Most Secretive Ever? Seeing Through ‘Transparent’ Obama’s Tricks

 

Recently, the Obama administration asserted a new policy of allowing the federal government to lie outright to citizens about the existence of records sought under the Freedom of Information Act.

"Fundamental transformation" apparently means that, just as now the taxpayers really work for the state, when freedoms are to be protected these are the state's freedoms.

Ho-hum. Just another day in the Most-Transparent-Administration-in-History, which whopper may have been the inspiration for this policy. It wasn't enough that the law already allows them to not confirm or deny the existence of certain, particularly sensitive records.

For whatever reason, more was needed by a group for whom stealth and whoppers appear necessary to govern. Most disturbing, this is business-as-usual of sorts for Team Obama.

This latest, remarkable move is part of a pattern recognized by those of us who have pursued FOIA requests from this administration. Stonewalling and deception are routine practice, even after we are forced to litigate, or when Congress steps in to demand the same records under specific authority other than FOIA.

Things began on the wrong foot in 2009 when "energy and environment czar" Carol Browner ordered industry attendees in a meeting to "put nothing in writing, ever."

That's a problem, given the Presidential Records Act, a law ensuring that records are maintained even when offices exempted from FOIA are involved. This telegraphed a way of life for Team Obama.

My experiences with FOIA and the Obama administration include:

Using a "handle" when discussing controversial senior officials likely to be the subject of record requests, frustrating parties seeking to document that official's involvement in particular matters. For example, senior staff did not write the name of former chief executive officer of Al Gore's pressure group turned assistant secretary of energy for the now-disgraced "renewable energy" effort. Cathy Zoi was referred to in emails as "EE-1".

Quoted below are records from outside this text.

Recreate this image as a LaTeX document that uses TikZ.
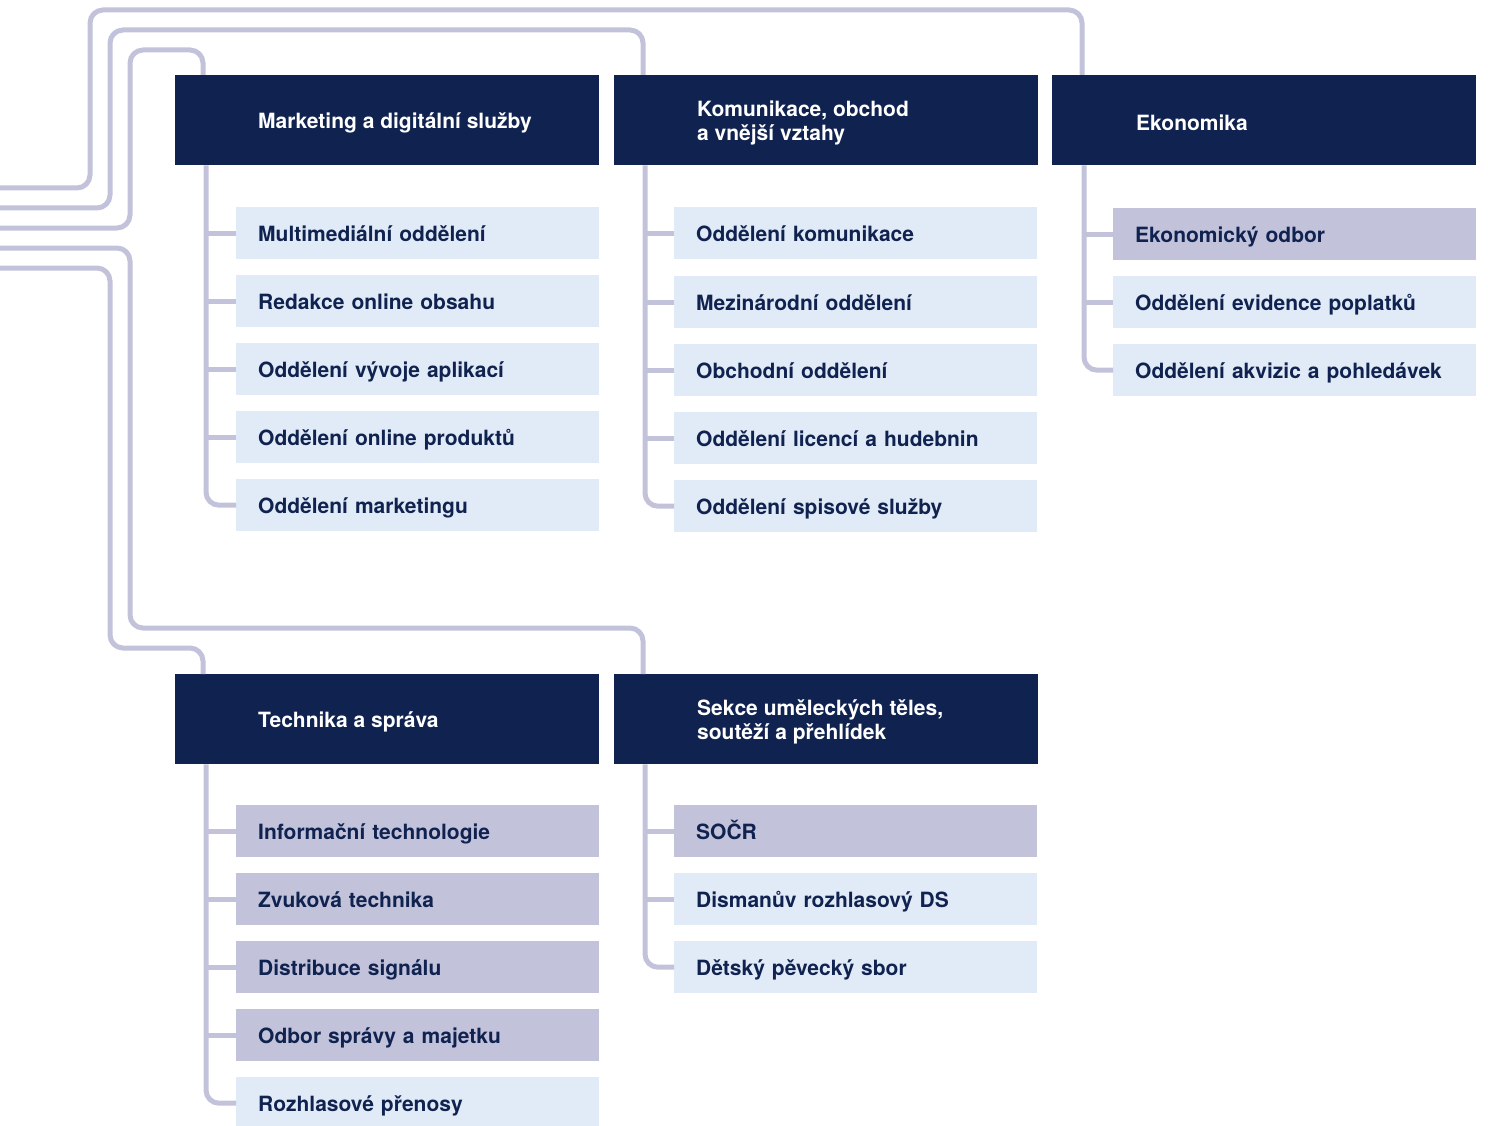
\documentclass[tikz,border=0pt]{standalone}
\usepackage{fontspec}
\setmainfont{TeX Gyre Heros}
\usetikzlibrary{positioning}

\definecolor{navy}{HTML}{10224F}
\definecolor{lilac}{HTML}{C2C3DA}
\definecolor{pale}{HTML}{E1EBF7}

\tikzset{
  head/.style={fill=navy, minimum width=424, minimum height=90, inner sep=0, anchor=north west},
  headtxt/.style={anchor=west, yshift=-3, text=white, align=left, inner sep=0, font=\bfseries\fontsize{21}{24}\selectfont},
  unit/.style={fill=pale, text=navy, minimum height=52, text width=319, text height=16, text depth=0,
    inner xsep=22, inner ysep=0, align=left, anchor=north west, font=\bfseries\fontsize{21}{24}\selectfont},
  unitdark/.style={unit, fill=lilac},
  conn/.style={draw=lilac, line width=5, rounded corners=13},
}

\begin{document}
\begin{tikzpicture}[x=1pt, y=-1pt]
    \useasboundingbox (0,0) rectangle (1488,1126);

    % Hlavicky sekci
    \node[head] (mk) at (175,75) {};
    \node[headtxt] (mkt) at ([xshift=83]mk.west) {Marketing a digitální služby};
    \node[head] (ko) at (614,75) {};
    \node[headtxt] (kot) at ([xshift=83]ko.west) {Komunikace, obchod\\a vnější vztahy};
    \node[head] (ek) at (1052,75) {};
    \node[headtxt] (ekt) at ([xshift=84]ek.west) {Ekonomika};
    \node[head] (te) at (175,674) {};
    \node[headtxt] (tet) at ([xshift=83]te.west) {Technika a správa};
    \node[head] (se) at (614,674) {};
    \node[headtxt] (set) at ([xshift=83]se.west) {Sekce uměleckých těles,\\soutěží a přehlídek};

    % Oddeleni - marketing
    \node[unit] (mk1) at (236,207) {Multimediální oddělení};
    \node[unit] (mk2) at (236,275) {Redakce online obsahu};
    \node[unit] (mk3) at (236,343) {Oddělení vývoje aplikací};
    \node[unit] (mk4) at (236,411) {Oddělení online produktů};
    \node[unit] (mk5) at (236,479) {Oddělení marketingu};

    % Oddeleni - komunikace
    \node[unit] (ko1) at (674,207) {Oddělení komunikace};
    \node[unit] (ko2) at (674,276) {Mezinárodní oddělení};
    \node[unit] (ko3) at (674,344) {Obchodní oddělení};
    \node[unit] (ko4) at (674,412) {Oddělení licencí a hudebnin};
    \node[unit] (ko5) at (674,480) {Oddělení spisové služby};

    % Oddeleni - ekonomika
    \node[unitdark] (ek1) at (1113,208) {Ekonomický odbor};
    \node[unit] (ek2) at (1113,276) {Oddělení evidence poplatků};
    \node[unit] (ek3) at (1113,344) {Oddělení akvizic a pohledávek};

    % Oddeleni - technika
    \node[unitdark] (te1) at (236,805) {Informační technologie};
    \node[unitdark] (te2) at (236,873) {Zvuková technika};
    \node[unitdark] (te3) at (236,941) {Distribuce signálu};
    \node[unitdark] (te4) at (236,1009) {Odbor správy a majetku};
    \node[unit] (te5) at (236,1077) {Rozhlasové přenosy};

    % Oddeleni - sekce
    \node[unitdark] (se1) at (674,805) {SOČR};
    \node[unit] (se2) at (674,873) {Dismanův rozhlasový DS};
    \node[unit] (se3) at (674,941) {Dětský pěvecký sbor};

    % Vedeni zleva
    \coordinate (in1) at (0,188);
    \coordinate (in2) at (0,208);
    \coordinate (in3) at (0,228);
    \coordinate (in4) at (0,248);
    \coordinate (in5) at (0,268);
    \draw[conn] (in1) -| (90,10) -| ([xshift=30]ek.north west);
    \draw[conn] (in2) -| (110,30) -| ([xshift=29]ko.north west);
    \draw[conn] (in3) -| (130,50) -| ([xshift=28]mk.north west);
    \draw[conn] (in4) -| (130,628) -| ([xshift=29]se.north west);
    \draw[conn] (in5) -| (110,648) -| ([xshift=28]te.north west);

    % Paterni linky a odbocky
    \coordinate (mksp) at ([xshift=31]mk.south west);
    \coordinate (kosp) at ([xshift=31]ko.south west);
    \coordinate (eksp) at ([xshift=32]ek.south west);
    \coordinate (tesp) at ([xshift=31]te.south west);
    \coordinate (sesp) at ([xshift=31]se.south west);
    \draw[conn] (mksp) |- (mk5.west);
    \draw[conn] (kosp) |- (ko5.west);
    \draw[conn] (eksp) |- (ek3.west);
    \draw[conn] (tesp) |- (te5.west);
    \draw[conn] (sesp) |- (se3.west);
    \foreach \i in {1,...,4} {
        \draw[conn] (mk\i.west) -- (mk\i.west -| mksp);
        \draw[conn] (ko\i.west) -- (ko\i.west -| kosp);
        \draw[conn] (te\i.west) -- (te\i.west -| tesp);
    }
    \foreach \i in {1,2} {
        \draw[conn] (ek\i.west) -- (ek\i.west -| eksp);
        \draw[conn] (se\i.west) -- (se\i.west -| sesp);
    }
\end{tikzpicture}
\end{document}
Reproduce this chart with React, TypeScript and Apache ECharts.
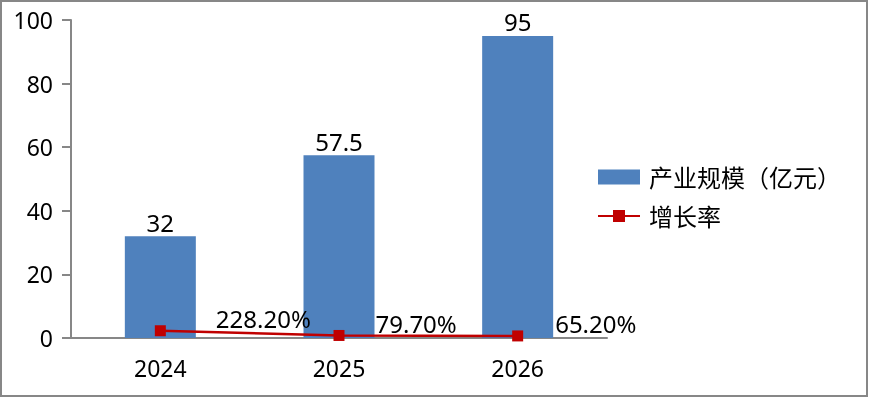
import React, { useEffect, useRef } from "react";
import * as echarts from "echarts";

const categories = ["2024", "2025", "2026"];
const scaleValues = [32, 57.5, 95];
const growthPercent = [228.2, 79.7, 65.2];
const labelDistances = [50, 31, 32];
const seriesNames = ["产业规模（亿元）", "增长率"];

const FONT = '"Noto Sans", "Noto Sans CJK SC", sans-serif';

export default function App() {
  const ref = useRef<HTMLDivElement>(null);
  useEffect(() => {
    document.body.style.margin = "0";
    const chart = echarts.init(ref.current!, null, { renderer: "svg" });
    chart.setOption({
      animation: false,
      textStyle: { fontFamily: FONT },
      graphic: [
        {
          type: "rect",
          shape: { x: 1, y: 1, width: 866, height: 395 },
          style: { fill: "none", stroke: "#878787", lineWidth: 2 },
          silent: true,
        },
      ],
      grid: { left: 71, right: 262, top: 20, bottom: 60 },
      legend: {
        orient: "vertical",
        left: 597,
        top: 164,
        padding: 0,
        itemWidth: 42,
        itemHeight: 15,
        itemGap: 13,
        textStyle: { fontSize: 24, color: "#000", fontFamily: FONT, lineHeight: 26, padding: [0, 0, 0, 4] },
        data: [
          { name: seriesNames[0], icon: "rect" },
          { name: seriesNames[1] },
        ],
      },
      xAxis: {
        type: "category",
        data: categories,
        axisLine: { lineStyle: { color: "#878787", width: 2 } },
        axisTick: { length: 9, lineStyle: { color: "#878787", width: 2 } },
        axisLabel: { fontSize: 23, color: "#000", margin: 18, fontFamily: FONT },
      },
      yAxis: {
        type: "value",
        min: 0,
        max: 100,
        interval: 20,
        splitLine: { show: false },
        axisLine: { show: true, lineStyle: { color: "#878787", width: 2 } },
        axisTick: { show: true, length: 9, lineStyle: { color: "#878787", width: 2 } },
        axisLabel: { fontSize: 23, color: "#000", margin: 18, fontFamily: FONT },
      },
      series: [
        {
          name: seriesNames[0],
          type: "bar",
          barWidth: 71,
          data: scaleValues,
          itemStyle: { color: "#4F81BD" },
          label: {
            show: true,
            position: "top",
            distance: 2,
            fontSize: 24,
            color: "#000",
            fontFamily: FONT,
          },
        },
        {
          name: seriesNames[1],
          type: "line",
          data: growthPercent.map((v, i) => ({
            value: v / 100,
            label: { distance: labelDistances[i] },
          })),
          symbol: "rect",
          symbolSize: 11,
          lineStyle: { color: "#C00000", width: 2.5 },
          itemStyle: { color: "#C00000" },
          label: {
            show: true,
            position: "right",
            offset: [0, -12],
            fontSize: 24,
            color: "#000",
            fontFamily: FONT,
            formatter: (p: any) => (p.value * 100).toFixed(2) + "%",
          },
          z: 5,
        },
      ],
    });
    return () => chart.dispose();
  }, []);
  return (
    <div
      ref={ref}
      style={{ position: "fixed", left: 0, top: 0, width: 869, height: 398 }}
    />
  );
}
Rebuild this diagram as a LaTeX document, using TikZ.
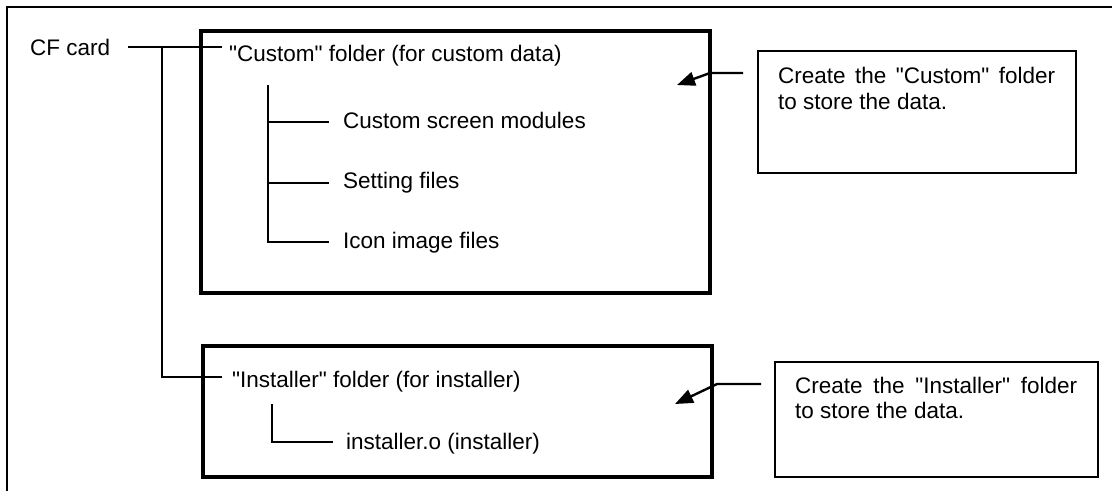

Using industry trade groups as "cutouts" to deal with left-wing activists certain to draw scrutiny, for example the Soros-backed Center for American Progress serving as the administration's external policy arm. For example, the same Department of Energy used the rent-seeking windmill industry trade association, AWEA, to coordinate with CAP.

These first two examples would be recognized by intelligence operatives as "tradecraft." Why are policy officials behaving like covert agents?

Refusing to produce records created or received by government officials in their official capacity and on official time, claiming these aren't "agency records" but really the United Nations' property.

This is an extensive pattern caught by a Department of Commerce inspector general inquiry after the National Oceanographic and Atmospheric Administration used the same untrue statement to stonewall four parties, including me, seeking records involving the production of controversial "IPCC" reports on global warming to support the Kyoto agenda.

Creating offline, nongovernmental electronic fora for discussing production of those reports going forward. We learned that the White House Office of Science and Technology Policy was leading a governmentwide effort to enable the United Nations in pulling this off, expressly to frustrate the taxpayer's ability to obtain these records under FOIA.

This latter stunt was apparently a very big deal when it involved the Bush administration and some guy named Abramoff. Now, well, it's different.

Other current stonewalls include NASA refusing to give us records it admits it possesses and has acknowledged are "agency records," involving a third-party, activist website being run out of NASA on taxpayer time. We are in court on this.

And, of course, there is NASA's refusal to produce the ethics applications of uber-activist, James Hansen, a government astronomer whose admitted agenda was being egged on by that same website coincidentally operated out of the office he runs.

Documents we did obtain confirm that, after escalating his media campaign, Hansen has taken more than $1 million in just four years for activities relating to his taxpayer-funded job.

In some cases, according to the people writing the checks, this was expressly for his taxpayer-funded work. That's a problem. NASA has sealed up tight. We are in court on this, too.

But we're not alone, as House Government Reform Committee Chairman Rep. Darrell Issa, R-Calif., is also being rebuffed in his request for these records.

The above history involves just a few FOIA requests by me addressing "global warming" and green-jobs schemes. The whole truth is surely worse by an order of magnitude.